I was anxious to see them, for it seemed to me that islands suited to the realisation of Robinson Crusoe dreams could hardly be found the wide Pacific over. A desolate isle five hundred miles from anywhere, sounds well in a story, but the romance of such a spot is apt to wear very thin indeed after a few months, if one may believe the experiences of those who have tried it. Practical details are seldom considered by would-be Crusoes; they have, however, a knack of thrusting themselves into the foreground just when retreat is impossible. If you elect to live on a remote island, how are you going to keep up communication with the outer world? You will want at least a few commodities of civilisation from time to time, and they cannot swim across half the great South Seas, from Auckland or ’Frisco, up to your front verandah unaided.

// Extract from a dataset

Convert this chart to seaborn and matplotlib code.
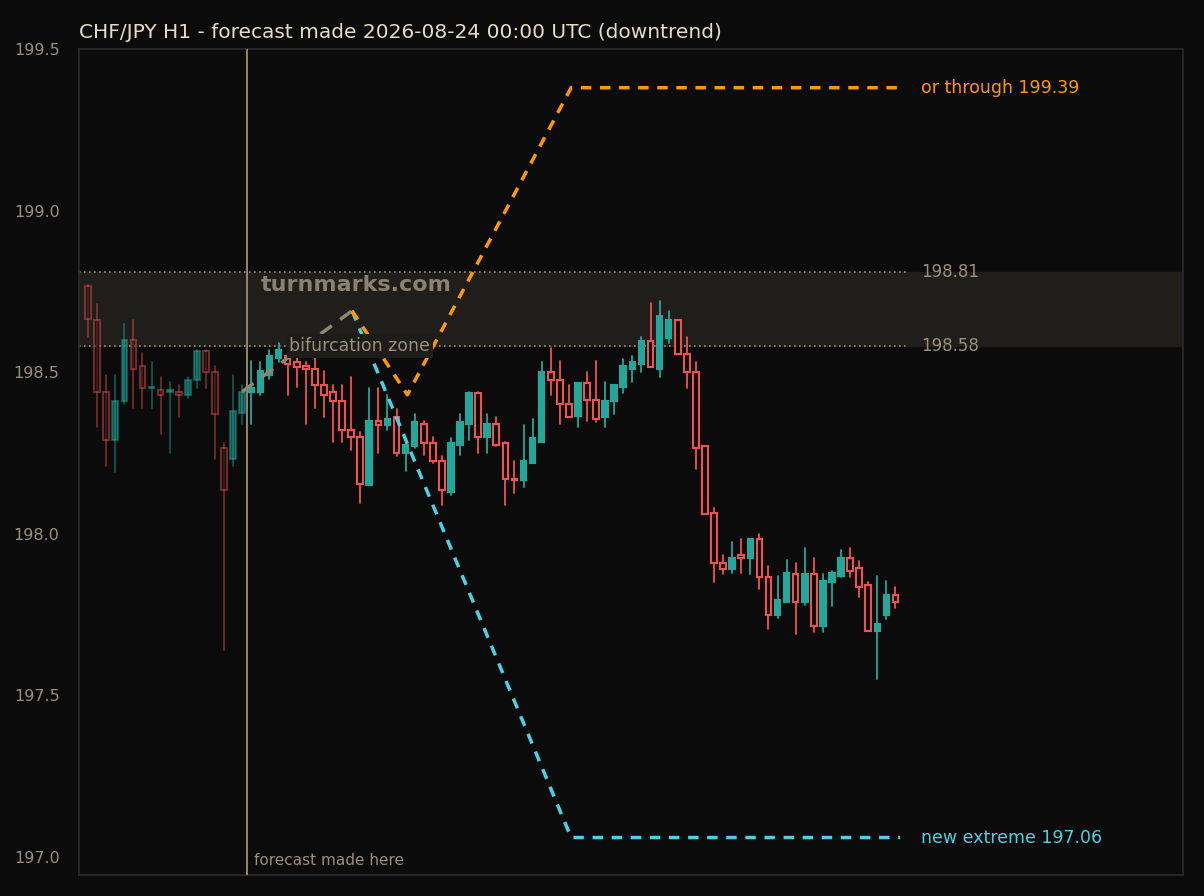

You will want mails, newspapers, and letters, unless haply you are a criminal flying from the near neighbourhood of the black cap and the drop—and how are these to come? Trading schooners will not call at your island unless you have plenty of cargo for them, and even then, you may not see them twice a year. Steamers, of course, you must not expect. If you keep a small vessel of your own, you must be thoroughly sea-trained to run and navigate her, and you will need to bring a few island men to your kingdom as crew, and they will want to go home again, and make trouble, and finally run off with your ship some dark night, and maroon you there for good. No, the “desert” island idea is best left to the shelves of the school library.

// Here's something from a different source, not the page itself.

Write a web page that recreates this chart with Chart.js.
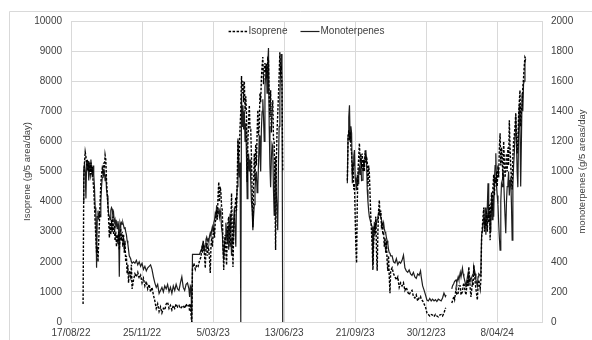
<!DOCTYPE html>
<html>
<head>
<meta charset="utf-8">
<title>Isoprene and monoterpene emissions</title>
<script src="https://cdn.jsdelivr.net/npm/chart.js@4.4.0/dist/chart.umd.min.js"></script>
<style>
  html, body { margin: 0; padding: 0; background: #fff; }
  #wrap { position: relative; width: 592px; height: 340px; }
</style>
</head>
<body>
<div id="wrap"><canvas id="emissionChart" width="592" height="340"></canvas></div>
<script>
// day 0 = 17/08/22, x axis runs in days from there
const startDate = new Date(2022, 7, 17);
const xTickStep = 100;
const xMaxDay = 663;

// sampling days (null rows break the lines where there is no data)
const days = [
  17, 18, 19, 20, 21, 22, 23, 24, 25, 26,
  27, 28, 29, 30, 31, 32, 33, 34, 35, 36,
  37, 38, 39, 40, 41, 42, 43, 44, 45, 46,
  47, 48, 49, 50, 51, 52, 53, 54, 55, 56,
  57, 58, 59, 60, 61, 62, 63, 64, 65, 66,
  67, 68, 69, 70, 71, 72, 73, 74, 75, 76,
  77, 78, 79, 80, 81, 82, 84, 85, 86, 88,
  90, 92, 94, 96, 98, 100, 102, 104, 106, 108,
  110, 112, 114, 116, 118, 120, 122, 124, 126, 128,
  130, 132, 134, 136, 138, 140, 142, 144, 146, 148,
  150, 152, 154, 156, 158, 160, 162, 164, 166, 167,
  168, 169, 170, 171, 173, 175, 177, 179, 181, 183,
  184, 185, 186, 187, 188, 189, 190, 191, 192, 193,
  194, 195, 196, 197, 198, 199, 200, 201, 202, 203,
  204, 205, 206, 207, 208, 209, 210, 211, 212, 213,
  214, 215, 216, 217, 218, 219, 220, 221, 222, 223,
  224, 225, 226, 227, 228, 229, 230, 231, 232, 233,
  234, 235, 236, 237, 238, 239, 240, 241, 242, 243,
  244, 245, 246, 247, 248, 249, 250, 251, 252, 253,
  254, 255, 256, 257, 258, 259, 260, 261, 262, 263,
  264, 265, 266, 267, 268, 269, 270, 271, 272, 273,
  274, 275, 276, 277, 278, 279, 280, 281, 282, 283,
  284, 285, 286, 287, 288, 289, 290, 291, 292, 293,
  294, 295, 296, 297, 298, 300,
  // second season
  389, 390, 391, 392, 393, 394, 395, 396, 397, 398,
  399, 400, 401, 402, 403, 404, 405, 406, 407, 408,
  409, 410, 411, 412, 413, 414, 415, 416, 417, 418,
  419, 420, 422, 424, 425, 426, 427, 428, 429, 430,
  431, 432, 433, 434, 435, 436, 437, 438, 439, 440,
  441, 442, 443, 444, 445, 446, 447, 448, 449, 450,
  452, 454, 456, 458, 460, 462, 464, 466, 468, 470,
  472, 474, 476, 478, 480, 482, 484, 486, 488, 490,
  492, 493, 495, 497, 499, 501, 503, 505, 507, 509,
  511, 513, 515, 517, 519, 521, 523, 525, 527, 528,
  531, 536, 537, 539, 540, 542, 543, 545, 546, 548,
  549, 551, 552, 553, 555, 556, 558, 559, 560, 562,
  563, 565, 566, 567, 569, 570, 572, 573, 574, 576,
  577, 578, 579, 580, 581, 582, 583, 584, 585, 586,
  587, 588, 589, 590, 591, 592, 593, 594, 595, 596,
  597, 598, 599, 600, 601, 602, 603, 604, 605, 606,
  607, 608, 609, 610, 611, 612, 613, 614, 615, 616,
  617, 618, 619, 620, 621, 622, 623, 624, 625, 626,
  627, 628, 629, 630, 631, 632, 633, 634, 635, 636,
  637, 638, 639, 640
];

// isoprene, g/5 area/day (left axis)
const isoprene = [
  600, 4800, 5300, 5650, 5500, 5200, 5400, 5000, 5300, 5050,
  4900, 5300, 4900, 5150, 4700, 4400, 3900, 3300, 2800, 2300,
  2500, 2000, 2700, 3300, 4000, 4600, 4900, 5100, 5000, 5300,
  5100, 5550, 5400, 4700, 4300, 3800, 3400, 2800, 3300, 2900,
  3400, 3000, 3500, 2900, 3200, 2700, 3000, 2500, 2900, 2600,
  3000, 2400, 2800, 3100, 2700, 3000, 2500, 2900, 2300, 2700,
  2000, 2200, 1600, 1900, 1300, 1700, 1500, 1900, 1100, 1400,
  1600, 1500, 1650, 1450, 1550, 1300, 1450, 1200, 1350, 1100,
  1250, 1000, 1150, 900, 700, 450, 600, 350, 500, 300,
  450, 400, 600, 660, 450, 550, 400, 550, 450, 600,
  500, 550, 450, 500, 550, 450, 600, 500, 550, 350,
  600, 200, 0, 1800, 1950, 1750, 1900, 1850, 2050, 2160,
  2450, 2300, 2700, 2400, 2200, 1790, 2450, 2620, 2200, 2500,
  2390, 2100, 1630, 2500, 2790, 2500, 2900, 3050, 2800, 3300,
  3500, 3720, 3400, 4200, 4650, 4000, 4500, 4320, 3800, 3720,
  2500, 1730, 2600, 2900, 2300, 1890, 2900, 3300, 3500, 2800,
  2500, 3300, 4280, 3000, 1830, 3000, 3500, 3800, 4150, 3700,
  4700, 6040, 5300, 5710, 6500, 7000, 8170, 7600, 8000, 7300,
  8000, 7000, 7500, 6900, 4650, 6000, 6700, 7200, 6400, 6400,
  5500, 4300, 3150, 4500, 5600, 4700, 5900, 5200, 6300, 7040,
  6200, 6500, 7600, 7300, 8100, 8500, 8800, 7900, 8400, 8600,
  8300, 8600, 8100, 8750, 8700, 7400, 6800, 7700, 6300, 7000,
  7370, 6100, 6000, 4500, 2390, 5200, 6300, 6900, 7500, 8200,
  8960, 8300, 8400, 7900, 5000, null,
  4700, 6100, 6370, 6040, 6300, 5800, 5600, 4900, 5300, 4400,
  4600, 3500, 2500, 1960, 4000, 5000, 5500, 5940, 5300, 5600,
  5100, 5600, 5000, 5400, 5000, 5700, 5300, 5500, 5300, 4500,
  5200, 4940, 3500, 2500, 1730, 2600, 3200, 2900, 3500, 2400,
  1700, 3000, 3700, 4050, 3500, 3700, 3200, 3300, 2900, 3000,
  2500, 2800, 2300, 2700, 2000, 1700, 2200, 1500, 960, 1700,
  1800, 1600, 1500, 1400, 1500, 1150, 1300, 1200, 1300, 1050,
  1150, 1000, 900, 1000, 1050, 850, 800, 900, 700, 800,
  850, 750, 700, 600, 500, 300, 250, 200, 250, 230,
  180, 250, 200, 170, 230, 250, 200, 300, 450, 460,
  null, 630, 700, 850, 750, 1100, 900, 960, 1200, 1200,
  900, 1000, 1200, 1300, 1000, 900, 1400, 1200, 1830, 1100,
  830, 1300, 1200, 1890, 1300, 1100, 730, 1200, 1400, 1100,
  1400, 2800, 3150, 3500, 3800, 3000, 3400, 3200, 3700, 3000,
  3600, 3300, 3900, 2720, 3800, 4300, 3700, 4500, 4900, 4200,
  4800, 4600, 5000, 4500, 5200, 4800, 5800, 6270, 5200, 5800,
  5500, 4700, 6000, 5400, 4800, 5100, 5600, 5000, 5800, 5200,
  6700, 5800, 5200, 4700, 4400, 5500, 6000, 6200, 6500, 6900,
  6300, 5600, 5900, 6800, 7300, 7700, 6500, 7000, 7200, 7800,
  8100, 8500, 8800, 8750
];

// monoterpenes, g/5 areas/day (right axis)
const monoterpenes = [
  800, 1020, 1050, 1000, 820, 1060, 1010, 1070, 940, 1060,
  1000, 1080, 1020, 960, 1040, 980, 900, 760, 720, 360,
  700, 740, 680, 720, 700, 800, 900, 960, 1020, 980,
  1000, 940, 980, 880, 840, 780, 720, 700, 680, 740,
  760, 750, 700, 720, 660, 680, 640, 660, 620, 670,
  640, 300, 660, 640, 660, 650, 660, 640, 620, 630,
  600, 580, 540, 520, 480, 440, 420, 400, 390, 400,
  390, 410, 380, 400, 370, 390, 350, 370, 340, 360,
  370, 380, 350, 300, 260, 230, 250, 190, 210, 230,
  200, 240, 220, 250, 200, 230, 190, 240, 210, 250,
  220, 210, 260, 300, 230, 210, 250, 260, 220, 166,
  240, 230, 0, 450, 450, 450, 450, 450, 450, 478,
  500, 512, 490, 500, 478, 520, 550, 564, 540, 550,
  532, 570, 590, 570, 610, 632, 600, 660, 678, 720,
  700, 776, 740, 720, 756, 700, 740, 698, 620, 590,
  480, 412, 500, 560, 660, 600, 520, 640, 480, 620,
  720, 580, 440, 560, 520, 680, 760, 600, 500, 800,
  900, 1220, 1080, 960, 1060, 0, 1520, 1300, 1440, 1280,
  1400, 1200, 1320, 1100, 820, 1000, 1120, 1000, 1080, 940,
  800, 740, 610, 700, 780, 880, 960, 1000, 860, 900,
  1060, 1240, 1120, 1000, 1280, 1400, 1480, 1360, 1200, 1560,
  1640, 1700, 1520, 1720, 1820, 1300, 1040, 896, 1080, 1180,
  1160, 880, 710, 960, 1100, 860, 740, 610, 1040, 1300,
  1500, 1680, 1780, 1660, 0, null,
  922, 1240, 1360, 1440, 1200, 1300, 1254, 922, 1040, 1100,
  1142, 960, 920, 876, 980, 920, 1000, 1030, 980, 1080,
  940, 942, 1000, 1060, 1040, 1100, 1142, 1080, 880, 800,
  740, 698, 660, 630, 380, 560, 660, 656, 620, 660,
  680, 700, 720, 740, 724, 700, 680, 660, 640, 660,
  620, 600, 590, 560, 540, 520, 480, 460, 458, 440,
  440, 400, 392, 420, 380, 400, 390, 410, 444, 360,
  340, 330, 346, 320, 310, 330, 300, 290, 320, 310,
  340, 300, 240, 212, 180, 146, 140, 156, 140, 152,
  140, 148, 136, 152, 146, 140, 160, 192, 170, 180,
  null, 220, 240, 258, 270, 280, 260, 300, 280, 330,
  300, 358, 320, 300, 260, 232, 300, 326, 260, 290,
  280, 310, 320, 366, 320, 280, 240, 300, 320, 310,
  340, 580, 600, 660, 700, 640, 760, 580, 700, 760,
  922, 700, 740, 600, 720, 800, 680, 840, 700, 940,
  1040, 1122, 900, 840, 780, 660, 560, 478, 800, 920,
  900, 1000, 960, 820, 700, 590, 800, 900, 920, 1000,
  840, 940, 960, 780, 544, 900, 1040, 1120, 1240, 1388,
  1200, 1000, 896, 1240, 1440, 1300, 900, 1200, 1520, 1400,
  1580, 1600, 1720, 1750
];

const leftTitle = 'Isoprene (g/5 area/day)';
const rightTitle = 'monoterpenes (g/5 areas/day';

const fontFamily = "'Liberation Sans', Arial, sans-serif";
const axisFont = { family: fontFamily, size: 10 };
const textColor = '#404040';
const gridColor = '#d9d9d9';

function dayLabel(value) {
  const d = new Date(startDate.getFullYear(), startDate.getMonth(), startDate.getDate() + value);
  const mm = String(d.getMonth() + 1).padStart(2, '0');
  const yy = String(d.getFullYear()).slice(2);
  return d.getDate() + '/' + mm + '/' + yy;
}

function toPoints(values) {
  return days.map((d, i) => ({ x: d, y: values[i] }));
}

// outer frame, rotated axis titles (both read bottom to top) and an
// inline legend sitting on top of the plot area
const chartDecor = {
  id: 'chartDecor',
  beforeDraw(chart) {
    const ctx = chart.ctx;
    ctx.save();
    ctx.strokeStyle = gridColor;
    ctx.lineWidth = 1;
    ctx.beginPath();
    ctx.moveTo(9.5, chart.height);
    ctx.lineTo(9.5, 11.5);
    ctx.lineTo(chart.width, 11.5);
    ctx.stroke();
    ctx.restore();
  },
  afterDraw(chart) {
    const ctx = chart.ctx;
    const area = chart.chartArea;
    const midY = (area.top + area.bottom) / 2;

    const drawTitle = (text, x) => {
      ctx.save();
      ctx.fillStyle = textColor;
      ctx.font = '9.5px ' + fontFamily;
      ctx.textAlign = 'center';
      ctx.textBaseline = 'middle';
      ctx.translate(x, midY);
      ctx.rotate(-Math.PI / 2);
      ctx.fillText(text, 0, 0);
      ctx.restore();
    };
    drawTitle(leftTitle, 27);
    drawTitle(rightTitle, 582);

    // legend
    ctx.save();
    ctx.font = '10px ' + fontFamily;
    ctx.textBaseline = 'middle';
    const sample = 19, gapText = 1, gapItem = 13;
    const items = chart.data.datasets.map(ds => ({
      ds, w: ctx.measureText(ds.label).width
    }));
    let total = 0;
    items.forEach((it, i) => { total += sample + gapText + it.w + (i ? gapItem : 0); });
    let x = (area.left + area.right) / 2 - total / 2;
    const y = area.top + 10.5;
    items.forEach((it, i) => {
      if (i) x += gapItem;
      ctx.strokeStyle = it.ds.borderColor;
      ctx.lineWidth = it.ds.borderWidth;
      ctx.setLineDash(it.ds.borderDash || []);
      ctx.beginPath();
      ctx.moveTo(x, y);
      ctx.lineTo(x + sample, y);
      ctx.stroke();
      ctx.setLineDash([]);
      ctx.fillStyle = textColor;
      ctx.fillText(it.ds.label, x + sample + gapText, y);
      x += sample + gapText + it.w;
    });
    ctx.restore();
  }
};

const ctx = document.getElementById('emissionChart').getContext('2d');
new Chart(ctx, {
  type: 'line',
  data: {
    datasets: [
      {
        label: 'Isoprene',
        data: toPoints(isoprene),
        yAxisID: 'y',
        borderColor: '#000000',
        borderWidth: 1.4,
        borderDash: [2.5, 1.5],
        pointRadius: 0,
        tension: 0,
        spanGaps: false
      },
      {
        label: 'Monoterpenes',
        data: toPoints(monoterpenes),
        yAxisID: 'y1',
        borderColor: '#1e1e1e',
        borderWidth: 1.2,
        pointRadius: 0,
        tension: 0,
        spanGaps: false
      }
    ]
  },
  options: {
    responsive: false,
    animation: false,
    devicePixelRatio: 1,
    layout: { padding: { top: 21, left: 0, right: 0, bottom: 0 } },
    plugins: {
      tooltip: { enabled: false },
      legend: { display: false }
    },
    scales: {
      x: {
        type: 'linear',
        min: 0,
        max: xMaxDay,
        afterFit: (scale) => { scale.height = 18; },
        ticks: {
          stepSize: xTickStep,
          includeBounds: false,
          autoSkip: false,
          maxRotation: 0,
          padding: 5,
          font: axisFont,
          color: textColor,
          callback: (v) => dayLabel(v)
        },
        grid: { color: gridColor, drawTicks: false },
        border: { color: gridColor }
      },
      y: {
        position: 'left',
        min: 0,
        max: 10000,
        afterFit: (scale) => { scale.width = 71; },
        ticks: {
          stepSize: 1000, padding: 9, font: axisFont, color: textColor,
          callback: (v) => String(v)
        },
        grid: { color: gridColor, drawTicks: false },
        border: { color: gridColor }
      },
      y1: {
        position: 'right',
        min: 0,
        max: 2000,
        afterFit: (scale) => { scale.width = 50; },
        ticks: {
          stepSize: 200, padding: 9, font: axisFont, color: textColor,
          callback: (v) => String(v)
        },
        grid: { drawOnChartArea: false, drawTicks: false },
        border: { color: gridColor }
      }
    }
  },
  plugins: [chartDecor]
});
</script>
</body>
</html>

But at Aitutaki, and in some similar collections of atoll islands Robinson Crusoe’s way is made easy and pleasant—or so it seemed to me, crossing the lagoon that afternoon on my way to the islets that were lying waste and uninhabited out on its broad expanse. From three to five miles away from the mainland, these islets are sufficiently isolated for any one who has not quarrelled with the whole human race. There is a steamer once a month, at the little pier near the settlement. There are one or two stores on the main island, where common provisions, cotton stuffs, spades, and knives, and such simple things, can be purchased. The lagoon is usually so calm that a native canoe would serve all ordinary needs of communication, for any one living on an islet. A house could be built in a few days, of the native type: and a good concrete bungalow could be put up with native help, in a very few weeks. Why should any one want to live in such a spot? Well, it is not necessary to argue out that question, because I have found by experience that quite a remarkable number of people do. It was for those people that I crossed the lagoon that day, and I know I shall have their thanks.

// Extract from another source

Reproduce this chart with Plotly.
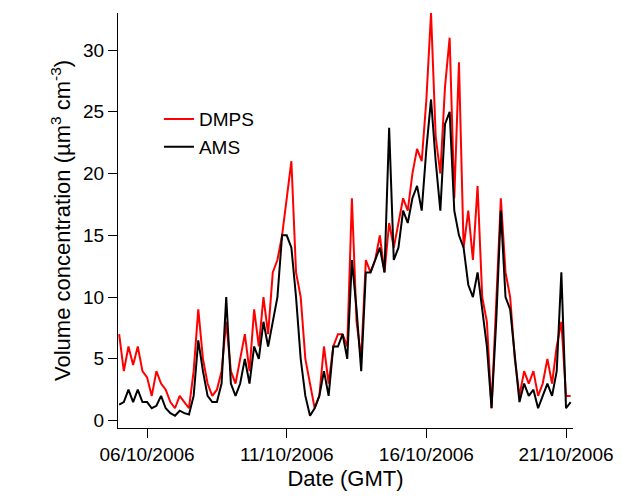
import pandas as pd
import plotly.graph_objects as go

# 4-hourly samples starting 05/10/2006 00:00 (GMT)
dmps = [7, 4, 6, 4.5, 6, 4,
        3.5, 2, 4, 3, 2.5, 1.5,
        1, 2, 1.5, 1, 4, 9,
        5, 3, 2, 2.5, 4, 8,
        4, 3, 5, 7, 4, 9,
        6, 10, 7, 12, 13, 15,
        18, 21, 12, 10, 5, 3,
        1, 2, 6, 3, 6, 7,
        7, 6, 18, 8, 5, 13,
        12, 13, 15, 12, 16, 14,
        16, 18, 17, 20, 22, 21,
        26, 33, 23, 20, 27, 31,
        18, 29, 14, 17, 13, 19,
        10, 8, 1, 10, 18, 12,
        10, 5, 2, 4, 3, 4,
        2, 3, 5, 3, 6, 8,
        2, 2]
ams = [1.3, 1.5, 2.5, 1.5, 2.5, 1.5,
       1.5, 1, 1.2, 2, 1, 0.6,
       0.4, 0.8, 0.6, 0.5, 2, 6.5,
       4, 2, 1.5, 1.5, 3, 10,
       3, 2, 3, 5, 3, 6,
       5, 8, 6, 8, 10, 15,
       15, 14, 10, 5, 2, 0.4,
       1, 2, 4, 2, 6, 6,
       7, 5, 13, 9, 4, 12,
       12, 13, 14, 12, 23.7, 13,
       14, 17, 16, 18, 19, 17,
       22, 26, 21, 17, 24, 25,
       17, 15, 14, 11, 10, 12,
       9, 6, 1, 8, 17, 10,
       9, 5, 1.5, 3, 2, 2.5,
       1, 2, 3, 2, 4, 12,
       1, 1.5]
times = pd.date_range("2006-10-05 00:00", periods=len(dmps), freq="4h")

tick_dates = ["2006-10-06", "2006-10-11", "2006-10-16", "2006-10-21"]
tick_labels = ["06/10/2006", "11/10/2006", "16/10/2006", "21/10/2006"]

fig = go.Figure()
fig.add_trace(go.Scatter(x=times, y=dmps, name="DMPS", mode="lines",
                         line=dict(color="#ff0000", width=2)))
fig.add_trace(go.Scatter(x=times, y=ams, name="AMS", mode="lines",
                         line=dict(color="#000000", width=2)))

fig.update_layout(
    width=612, height=488,
    margin=dict(l=110, r=47, t=5, b=68),
    plot_bgcolor="white", paper_bgcolor="white",
    font=dict(family="Liberation Sans, Arial", size=18, color="black"),
    legend=dict(x=0.09, y=0.79, xanchor="left", yanchor="top",
                bgcolor="rgba(0,0,0,0)", font=dict(size=19), tracegroupgap=0),
    xaxis=dict(range=["2006-10-04 23:00", "2006-10-21 06:00"],
               tickvals=tick_dates, ticktext=tick_labels, automargin=False,
               showgrid=False, zeroline=False, showline=True, linecolor="black",
               ticks="outside", ticklen=9, tickcolor="black",
               tickfont=dict(size=19),
               title=dict(text="Date (GMT)", standoff=6)),
    yaxis=dict(range=[-0.6, 33], tickvals=[0, 5, 10, 15, 20, 25, 30], automargin=False,
               showgrid=False, zeroline=False, showline=True, linecolor="black",
               ticks="outside", ticklen=9, tickcolor="black",
               tickfont=dict(size=19),
               title=dict(text="Volume concentration (µm<sup>3</sup> cm<sup>-3</sup>)", standoff=6)),
)

fig.write_html("out.html")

A whale-boat and a crew were necessary for the trip. I engaged both in the village, and went down to the wharf followed by a “tail” of seven stalwart islanders, dressed in white and crimson pareos, berry necklaces, and a curiously representative collection of steamship caps and jerseys. The Aitutakian is an inveterate traveller, and all these men had been away in a steamer somewhere as deck hands—or else their friends had, and they had begged a steamer cap and jersey or two here and there: it was all the same to them. The P. & O.—the Union S.S. Co. of New Zealand—the Shaw, Savill, and Albion—the Orient—Burns Philp—were all represented (so far as caps and jerseys went) by my boat’s crew, and very well pleased with themselves and their poached attire they evidently were.
Provisions had to be purchased, they declared, as we should not be back before afternoon. So into the big store the whole party went to see me victual the ship. I bought biscuits and meat, exactly half what they asked, and they were so uplifted with joy at the amount of the supplies that they sang all the way down to the boat; and, once in it, treated me to an exhibition of rowing, the like of which I never expect to see again. The Aitutaki man is the smartest boatman, and the best hand with an oar, in the Southern Pacific. Never a man-of-war comes round the Cook group that her men do not try conclusions with the Aitutakians, and if report speaks truth, the result is not always flattering to British pride. Nor is this astonishing, to any one who has seen these islanders row. We had six miles of a pull, and every inch was against a strong head wind, and through a decidedly choppy sea. Yet, in spite of these handicaps, the men rowed the whole way at racing pace, oars springing, spray flying, the great whale-boat tearing through the water as though a mortal enemy were in pursuit. The coxswain, in the stern, kept slyly urging the rowers on to let the foreign woman see what they could do, and they pulled “all out”—or what looked extremely like it—from start to finish. I do not think any white crew that ever held an oar could have lived with that splendid six-mile rush. And when we neared the first island and gradually slacked speed, there was not one among those seven mighty chests that heaved faster than at the start. Truly, I thought, they had earned their picnic.
But the islets! If Raratonga was the realisation of a childish dream, this was the embodiment of a vision of fairyland. There can surely be nothing on earth more lovely than the islet constellation enclosed by Aitutaki reef. The water, shallow, sun-jewelled, and spread out over a bed of spotless coral sand, is coloured with a brilliance that is simply incredible. Emerald and jade and sapphire—yes, one expects these, in the hues of tropic seas. But when it comes to whole tracts of glancing heliotrope and hyacinth, shot with unnamable shades of melted turquoise and silver, and all a-quiver with pulsations of flashing greens, for which there is no name in any language under the pallid northern or burning southern sun—then, the thing becomes indescribable, and one can only say:
“There is something in that little corner of earth beyond the touch of words, so you will never know anything about it, unless you too go there, and see it for yourself. And when you have seen, you will come away burning to describe, as I was—but you will not be able.”